Answer These 7 Questions to Find Your Passion

In a recent article, author Warren Burger adapted a chapter from his provocative book, A More Beautiful Question, which he wrote to help people use “the power of inquiry” to do more with their hopes, dreams, and lives.

Although originally intended for adults, the questions can be a powerful tool for younger people. If you have a teen at home, the questions are well worth sharing.

Take a look at the summary questions below and try answering them for yourself. Then use the questions as a starting point to help your child determine what he might be passionate about.

 

1. What’s your tennis ball? (Or: What am I doing when I feel most beautiful?)

The question comes from a commencement speech by an entrepreneur whom Burger quotes: “The most successful people are obsessed with solving an important problem, something that matters to them.
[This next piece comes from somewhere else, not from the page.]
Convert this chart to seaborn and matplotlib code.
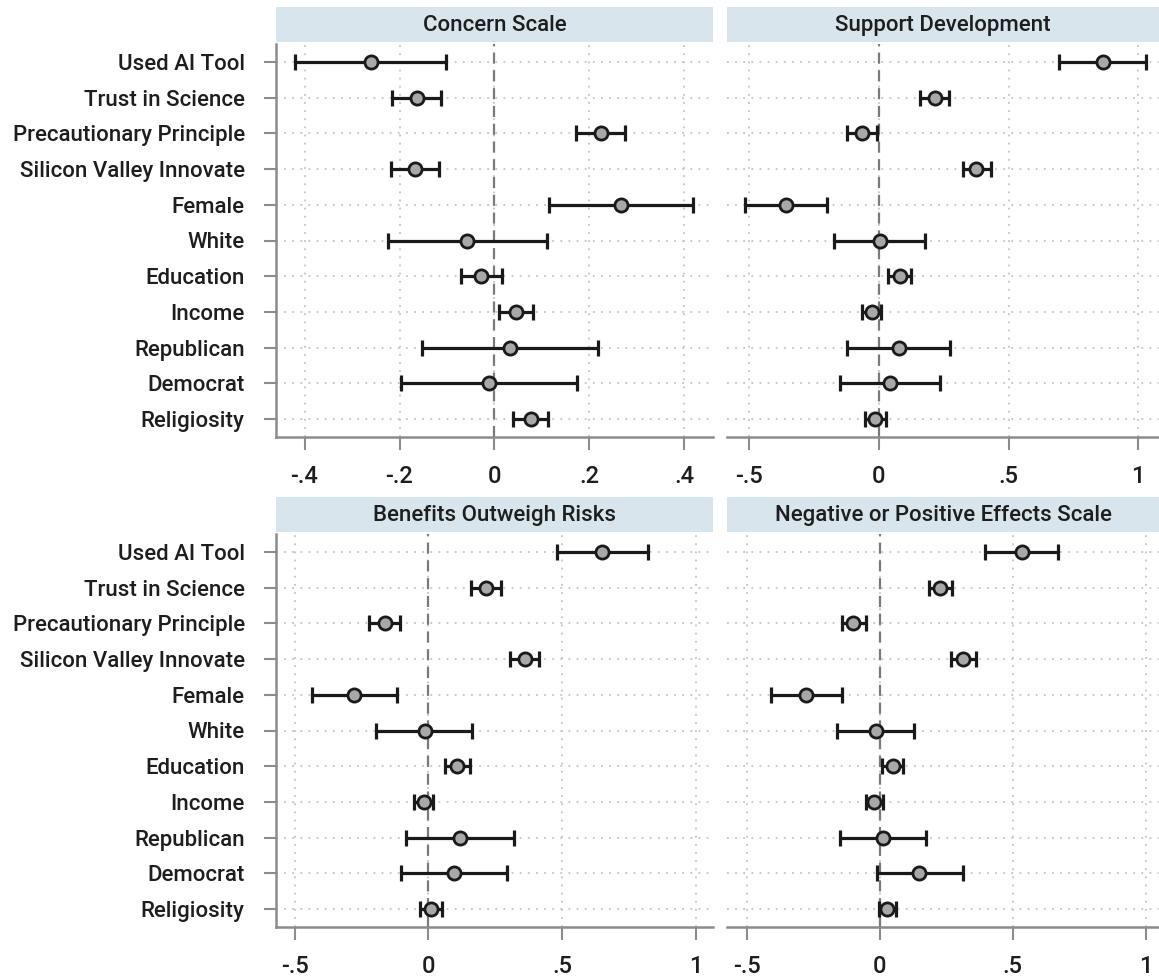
import matplotlib
matplotlib.use("Agg")
import matplotlib.pyplot as plt
import matplotlib.ticker as mticker
import seaborn as sns
import numpy as np
import pandas as pd

# ---------------------
# Data (coefficients with 95% CIs)
# ---------------------

predictors = ['Used AI Tool', 'Trust in Science', 'Precautionary Principle',
              'Silicon Valley Innovate', 'Female', 'White', 'Education',
              'Income', 'Republican', 'Democrat', 'Religiosity']

concern_est = [-0.259, -0.163, 0.224, -0.168, 0.266, -0.058, -0.029, 0.045, 0.032, -0.012, 0.077]
concern_lo = [-0.419, -0.215, 0.171, -0.218, 0.115, -0.225, -0.070, 0.010, -0.153, -0.197, 0.040]
concern_hi = [-0.103, -0.112, 0.275, -0.117, 0.417, 0.110, 0.016, 0.082, 0.218, 0.173, 0.112]

support_est = [0.865, 0.215, -0.066, 0.376, -0.358, 0.003, 0.080, -0.027, 0.077, 0.045, -0.013]
support_lo = [0.695, 0.158, -0.122, 0.323, -0.516, -0.174, 0.035, -0.066, -0.122, -0.148, -0.053]
support_hi = [1.028, 0.269, -0.006, 0.431, -0.199, 0.178, 0.126, 0.010, 0.273, 0.237, 0.027]

benefit_est = [0.649, 0.216, -0.164, 0.360, -0.277, -0.014, 0.107, -0.017, 0.118, 0.095, 0.009]
benefit_lo = [0.481, 0.159, -0.221, 0.306, -0.436, -0.194, 0.061, -0.055, -0.083, -0.104, -0.031]
benefit_hi = [0.822, 0.272, -0.107, 0.415, -0.116, 0.164, 0.156, 0.017, 0.320, 0.294, 0.052]

effects_est = [0.533, 0.228, -0.100, 0.313, -0.276, -0.014, 0.048, -0.021, 0.013, 0.149, 0.025]
effects_lo = [0.397, 0.184, -0.144, 0.268, -0.409, -0.160, 0.009, -0.051, -0.150, -0.010, -0.004]
effects_hi = [0.669, 0.273, -0.054, 0.360, -0.144, 0.130, 0.086, 0.010, 0.175, 0.312, 0.059]

panel_titles = ['Concern Scale', 'Support Development',
                'Benefits Outweigh Risks', 'Negative or Positive Effects Scale']
concern_ticks = [-0.4, -0.2, 0, 0.2, 0.4]
wide_ticks = [-0.5, 0, 0.5, 1]

# ---------------------
# Style
# ---------------------

sns.set_theme(style='white')
plt.rcParams['font.family'] = ['Roboto', 'DejaVu Sans']

strip_color = '#d8e5ec'
spine_color = '#8c8c8c'
grid_color = '#c4c4c4'
text_color = '#1e1e1e'
font_size = 16

W, H = 1159, 977
fig = plt.figure(figsize=(W / 100, H / 100), dpi=100)


def fmt_tick(v, pos):
    if abs(v) < 1e-9:
        return '0'
    s = ('%g' % v)
    return s.replace('0.', '.')


def plot_panel(px, py, pw, ph, title, est, lo, hi, xlim, ticks, show_y):
    ax = fig.add_axes([px / W, 1 - (py + ph) / H, pw / W, ph / H])
    df = pd.DataFrame({'predictor': predictors, 'est': est, 'lo': lo, 'hi': hi})
    ypos = np.arange(len(df))

    # grid + zero line
    for t in ticks:
        ax.axvline(t, color=grid_color, lw=1.3, ls=(0, (1, 3.5)), zorder=0)
    for y in ypos:
        ax.axhline(y, color=grid_color, lw=1.3, ls=(0, (1, 3.5)), zorder=0)
    ax.axvline(0, color='#7a7a7a', lw=1.6, ls=(0, (5, 3)), zorder=1)

    # CIs
    ax.errorbar(df['est'], ypos,
                xerr=[df['est'] - df['lo'], df['hi'] - df['est']],
                fmt='none', ecolor='#1a1a1a', elinewidth=2.3,
                capsize=5.5, capthick=2.3, zorder=2)
    # point estimates
    sns.scatterplot(x=df['est'], y=ypos, ax=ax, s=90, color='#a8a8a8',
                    edgecolor='#1a1a1a', linewidth=2.0, zorder=3, legend=False)

    ax.set_xlim(*xlim)
    ax.set_ylim(len(df) - 0.5, -0.5)
    ax.set_xticks(ticks)
    ax.xaxis.set_major_formatter(mticker.FuncFormatter(fmt_tick))
    ax.set_yticks(ypos)
    ax.set_xlabel('')
    ax.set_ylabel('')

    for side in ['top', 'right']:
        ax.spines[side].set_visible(False)
    ax.spines['bottom'].set_color(spine_color)
    ax.spines['bottom'].set_linewidth(1.8)
    if show_y:
        ax.spines['left'].set_color(spine_color)
        ax.spines['left'].set_linewidth(1.8)
        ax.set_yticklabels(predictors, fontweight='medium')
        ax.tick_params(axis='y', length=8.5, width=1.5, color=spine_color,
                       labelsize=font_size, labelcolor=text_color, pad=14, left=True)
    else:
        ax.spines['left'].set_visible(False)
        ax.set_yticklabels([])
        ax.tick_params(axis='y', length=0)
    ax.tick_params(axis='x', length=9, width=1.5, color=spine_color,
                   labelsize=17, labelcolor=text_color, pad=11, bottom=True)
    for lab in ax.get_xticklabels():
        lab.set_fontweight('medium')

    # strip header
    sax = fig.add_axes([px / W, 1 - (py - 2) / H, pw / W, 35 / H])
    sax.set_facecolor(strip_color)
    sax.set_xticks([])
    sax.set_yticks([])
    for s in sax.spines.values():
        s.set_visible(False)
    sax.text(0.5, 0.48, title, ha='center', va='center', fontsize=font_size,
             color=text_color, fontweight='medium', transform=sax.transAxes)
    return ax


plot_panel(276, 44, 437, 393, panel_titles[0], concern_est, concern_lo, concern_hi,
           (-0.46, 0.46), concern_ticks, True)
plot_panel(727, 44, 432, 393, panel_titles[1], support_est, support_lo, support_hi,
           (-0.585, 1.08), wide_ticks, False)
plot_panel(276, 534, 437, 393, panel_titles[2], benefit_est, benefit_lo, benefit_hi,
           (-0.57, 1.065), wide_ticks, True)
plot_panel(727, 534, 432, 393, panel_titles[3], effects_est, effects_lo, effects_hi,
           (-0.575, 1.05), wide_ticks, False)

plt.savefig('out.png', dpi=100)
They remind me of a dog chasing a tennis ball.” The point, as the speaker said, is to “find your tennis ball—the thing that pulls you.”

One exercise is to go to a bookstore and see what section of the store appeals to you. That can help reveal what “pulls you.” Burger quotes a fellow author who states, “What you spend time doing can also tell you what you should do. Because sometimes the things we do without thinking really are things we naturally enjoy or are good at.”
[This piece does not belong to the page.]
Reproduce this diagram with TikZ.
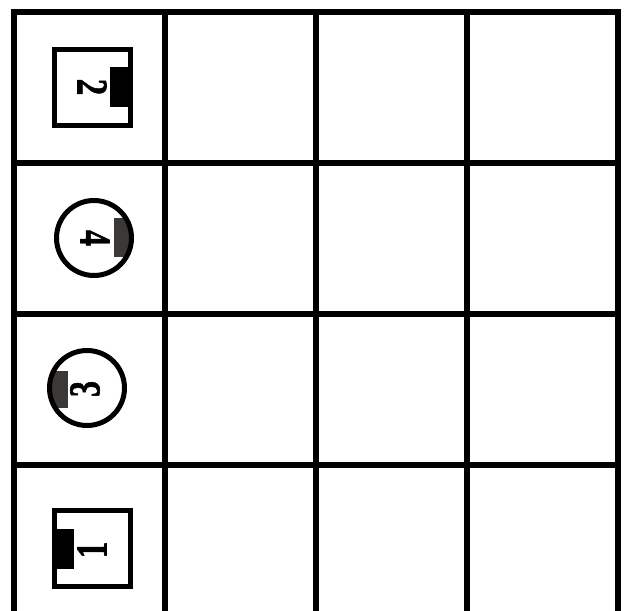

Then there’s a related question: “What am I doing when I feel most beautiful?” This goes beyond what pulls you, and helps identify “what makes you shine.” Burger quotes the leader of a non-profit who says it’s important to think about “that time and place where you feel most alive—whether it’s when you’re solving a problem, creating, connecting with someone, traveling.” Whatever it is, find a way to do more of it.

2. What is something you believe that almost nobody agrees with you on?

Burger credits PayPal co-founder Peter Thiel with this question. It is quite a challenge, intended to “help you figure out what you care about and also determine whether it’s worth pursuing, based on uniqueness.” “Originality,” says Thiel, “is deceptively hard.”

But, as Thiel points out, this is a way to find your own unique niche. Instead of trying to do what others are doing, go “through the open door that no one is looking at.”

3. What are your superpowers?

The idea here is to identify the powers and strengths that you bring “effortlessly to any situation.” There is a brilliant, short (8-minute) video on YouTube by the filmmaker Tiffany Shlain, called “The Science of Character,” which can help you define your strengths, build on them, and create a vision for personal success and happiness.

Need more input to identify your powers? After interviewing millions of professionals, The Gallup Organization came up with a list of 34 distinct strengths. View the list and see where you fit. “Once you’ve identified your own strengths,” writes Burger, “you’ll be in a better position to make the most of what you already have going for you.”

4. What did you enjoy doing at age 10?

Think back, says the author, “to what you loved doing before others started telling you what you should do.”

Burger quotes a psychologist who adds, “The things we loved as a child are probably still the things we love.” He suggests you write down a list of favorite activities and interests from childhood—“and see what still resonates with you today. And then it’s a process of updating those loves. You may have loved something that doesn’t even exist now, or doesn’t make sense in your life now—but you may be able to find a new version of that.”

5. What are you willing to try now?

Burger states, “One of the best ways to find your purpose and passion is through experimentation.” He notes a professor who has studied the ineffective path many people take before striking out in a new direction: they study it endlessly. But a better way is to “Learn who we are—in practice, not in theory—by testing reality.”

The professor advises engaging in a series of “trials and errors”; in other words, find ways to “get experience or build skills,” and uncover “opportunities to experiment.” She concludes, “We need to act.”

6. Imagine looking back, 20 or 30 years from now: what do you want to say you’ve accomplished?

This is a potent one. Burger writes: “Think of this exercise as a less-gloomy version of write-your-own-obit. What would you include on your list of hoped-for achievements?”

7. What is your sentence?

Summing up one’s purpose into a simple sentence can be a gateway to living a life of greater meaning. It’s designed “to help distill purpose and passion to its essence by formulating a single sentence that sums up who you are and what, above all, you aim to achieve.”

Burger quotes the famous Congresswoman and author Clare Booth Luce, who told President John F. Kennedy, “A great man is a sentence” (e.g., “Abraham Lincoln preserved the union and freed the slaves.”).

But you don’t need to be a president to have a sentence! Burger suggests sentences such as, “He raised kids who became happy, healthy adults,” or “She invented a device that made people’s lives easier.” And finally, he asks: “If your sentence is a goal not yet achieved, then you also must ask: How might I begin to live up to my own sentence?”